Exit and reopen hduser shell to verify hadoop executable is accessible outside /opt/hadoop/bin folder:
exit su hduser hadoop version hduser@node1 /home/hduser $ hadoop version Hadoop 2.6.4 Subversion https://svn.apache.org/repos/asf/hadoop/common/branches/branch-1.2 -r 1503152 Compiled by mattf on Mon Jul 22 15:23:09 PDT 2013 From source with checksum 6923c86528809c4e7e6f493b6b413a9a This command was run using /opt/hadoop/hadoop-core-2.6.4.jar
Configure Hadoop environment variables
As root/sudo edit /opt/hadoop/conf/hadoop-env.sh, uncomment and change the following lines:
# The java implementation to use. Required. export JAVA_HOME=$(readlink -f /usr/bin/java | sed "s:bin/java::") # The maximum amount of heap to use, in MB. Default is 1000. export HADOOP_HEAPSIZE=250 # Command specific options appended to HADOOP_OPTS when specified export HADOOP_DATANODE_OPTS="-Dcom.sun.management.jmxremote $HADOOP_DATANODE_OPTSi -client"
Also, we need to edit “yarn-env.sh”. Uncomment
#export YARN_NODEMANAGER_OPTS
and write:
export YARN_NODEMANAGER_OPTS=”-client”
Note 1: If you forget to add the -client option to HADOOP_DATANODE_OPTS and/or YARN_NODEMANAGER_OPTS you will get the following error messge in hadoop-hduser-datanode-node1.out:
Error occurred during initialization of VM Server VM is only supported on ARMv7+ VFP
Note 2: If you run SSH on a different port than 22 then you need to change the following parameter:
# Extra ssh options. Empty by default. # export HADOOP_SSH_OPTS="-o ConnectTimeout=1 -o SendEnv=HADOOP_CONF_DIR" export HADOOP_SSH_OPTS="-p <YOUR_PORT>"

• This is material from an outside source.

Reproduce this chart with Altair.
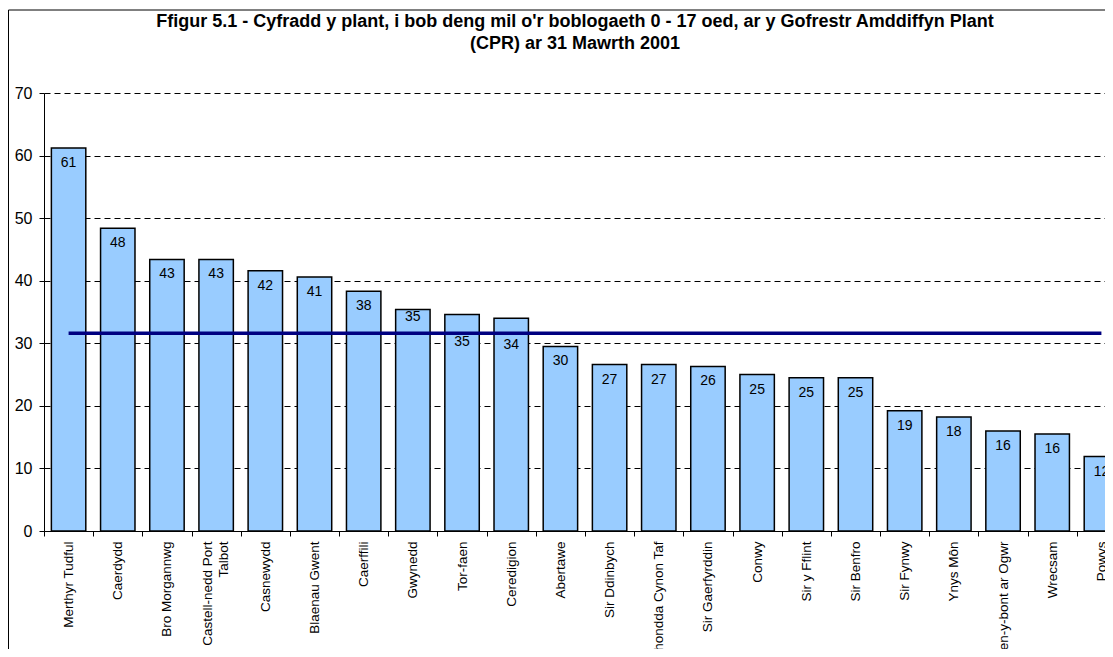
import altair as alt
import pandas as pd

areas = [
    "Merthyr Tudful", "Caerdydd", "Bro Morgannwg", "Castell-nedd Port Talbot",
    "Casnewydd", "Blaenau Gwent", "Caerffili", "Gwynedd", "Tor-faen", "Ceredigion",
    "Abertawe", "Sir Ddinbych", "Rhondda Cynon Taf", "Sir Gaerfyrddin", "Conwy",
    "Sir y Fflint", "Sir Benfro", "Sir Fynwy", "Ynys Môn", "Pen-y-bont ar Ogwr",
    "Wrecsam", "Powys",
]
rates = [61.2, 48.4, 43.4, 43.4, 41.6, 40.6, 38.3, 35.4, 34.6, 34.0,
         29.5, 26.6, 26.6, 26.3, 25.0, 24.5, 24.5, 19.2, 18.2, 16.0,
         15.5, 11.9]
wales_average = 31.6
y_ticks = [0, 10, 20, 30, 40, 50, 60, 70]
title_lines = [
    "Ffigur 5.1 - Cyfradd y plant, i bob deng mil o'r boblogaeth 0 - 17 oed, ar y Gofrestr Amddiffyn Plant",
    "(CPR) ar 31 Mawrth 2001",
]
raised_label = ["Gwynedd"]
lowered_labels = ["Tor-faen", "Ceredigion"]

df = pd.DataFrame({"area": areas, "rate": rates, "avg": [wales_average] * len(areas)})

FONT = "Liberation Sans"

x_enc = alt.X(
    "area:N",
    sort=areas,
    scale=alt.Scale(domain=areas, range=[0, 1082], paddingInner=0.3, paddingOuter=0.15),
    axis=alt.Axis(
        title=None, labelAngle=-90, labelFontSize=13.5, labelFont=FONT, labelColor="black",
        labelPadding=5, tickSize=5, tickColor="black", domainColor="black",
        bandPosition=0, tickOffset=-7.4,
        labelOffset={"condition": {"test": "datum.label == 'Castell-nedd Port Talbot'", "value": -1}, "value": 7.4},
        labelLineHeight=16,
        labelOverlap=False, labelBound=False, grid=False,
        labelExpr="datum.label == 'Castell-nedd Port Talbot' ? ['Castell-nedd Port', 'Talbot'] : datum.label",
    ),
)
y_enc = alt.Y(
    "rate:Q",
    scale=alt.Scale(domain=[0, 70], nice=False),
    axis=alt.Axis(
        title=None, values=y_ticks, labelFontSize=16, labelFont=FONT, labelColor="black",
        labelPadding=7, tickSize=5, tickColor="black", domainColor="black",
        grid=True, gridColor="black", gridDash=[6, 4], gridWidth=1,
    ),
)

base = alt.Chart(df)

bars = base.mark_bar(fill="#99CCFF", stroke="black", strokeWidth=1.5).encode(x=x_enc, y=y_enc)

line = base.mark_line(color="#000080", strokeWidth=3.5).encode(x=x_enc, y=alt.Y("avg:Q"))

text_style = dict(baseline="middle", align="center", fontSize=14, font=FONT, color="black")
labels_main = base.transform_filter(
    ~alt.FieldOneOfPredicate(field="area", oneOf=raised_label + lowered_labels)
).mark_text(dy=15, **text_style).encode(x=x_enc, y=alt.Y("rate:Q"), text=alt.Text("rate:Q", format=".0f"))
labels_up = base.transform_filter(
    alt.FieldOneOfPredicate(field="area", oneOf=raised_label)
).mark_text(dy=8, **text_style).encode(x=x_enc, y=alt.Y("rate:Q"), text=alt.Text("rate:Q", format=".0f"))
labels_down = base.transform_filter(
    alt.FieldOneOfPredicate(field="area", oneOf=lowered_labels)
).mark_text(dy=27, **text_style).encode(x=x_enc, y=alt.Y("rate:Q"), text=alt.Text("rate:Q", format=".0f"))

frame_df = pd.DataFrame({"k": [0]})
frame_left = alt.Chart(frame_df).mark_rule(color="black", strokeWidth=1).encode(
    x=alt.value(-35.5), y=alt.value(-83), y2=alt.value(570)
)
frame_top = alt.Chart(frame_df).mark_rule(color="black", strokeWidth=1).encode(
    x=alt.value(-35.5), x2=alt.value(1100), y=alt.value(-83)
)
title_style = dict(align="center", baseline="alphabetic", fontSize=18, font=FONT,
                   fontWeight="bold", color="black")
title_1 = alt.Chart(frame_df).mark_text(**title_style).encode(
    x=alt.value(531), y=alt.value(-66), text=alt.value(title_lines[0])
)
title_2 = alt.Chart(frame_df).mark_text(**title_style).encode(
    x=alt.value(531), y=alt.value(-44), text=alt.value(title_lines[1])
)

chart = alt.layer(
    bars, line, labels_main, labels_up, labels_down, frame_left, frame_top, title_1, title_2
).properties(
    width=1061,
    height=438,
    padding={"left": 36, "top": 85, "right": 0, "bottom": 118},
    autosize=alt.AutoSizeParams(type="none"),
).configure_view(stroke=None)

chart.save("out.html", embed_options={"renderer": "svg", "actions": False})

Or you will get the error:
connect to host localhost port 22: Address family not supported by protocol
Configure Hadoop
In /opt/hadoop/conf edit the following configuration files:
core-site.xml
<configuration> <property> <name>hadoop.tmp.dir</name> <value>/hdfs/tmp</value> </property> <property> <name>fs.default.name</name> <value>hdfs://localhost:54310</value> </property> </configuration>
mapred-site.xml
<configuration> <property> <name>mapred.job.tracker</name> <value>localhost:54311</value> </property> </configuration>
hdfs-site.xml
<configuration> <property> <name>dfs.replication</name> <value>1</value> </property> </configuration>
Create HDFS file system
sudo mkdir -p /hdfs/tmp sudo chown hduser:hadoop /hdfs/tmp sudo chmod 750 /hdfs/tmp hadoop namenode -format
Start services
Login as hduser. Run:
/opt/hadoop/sbin/start-dfs.sh /opt/hadoop/sbin/start-yarn.sh
Run the jps command to checkl that all services started as supposed to:
jps 16640 JobTracker 16832 Jps 16307 NameNode 16550 SecondaryNameNode 16761 TaskTracker 16426 DataNode
If you cannot see all of the processes above review the log files in /opt/hadoop/logs to find the source of the problem.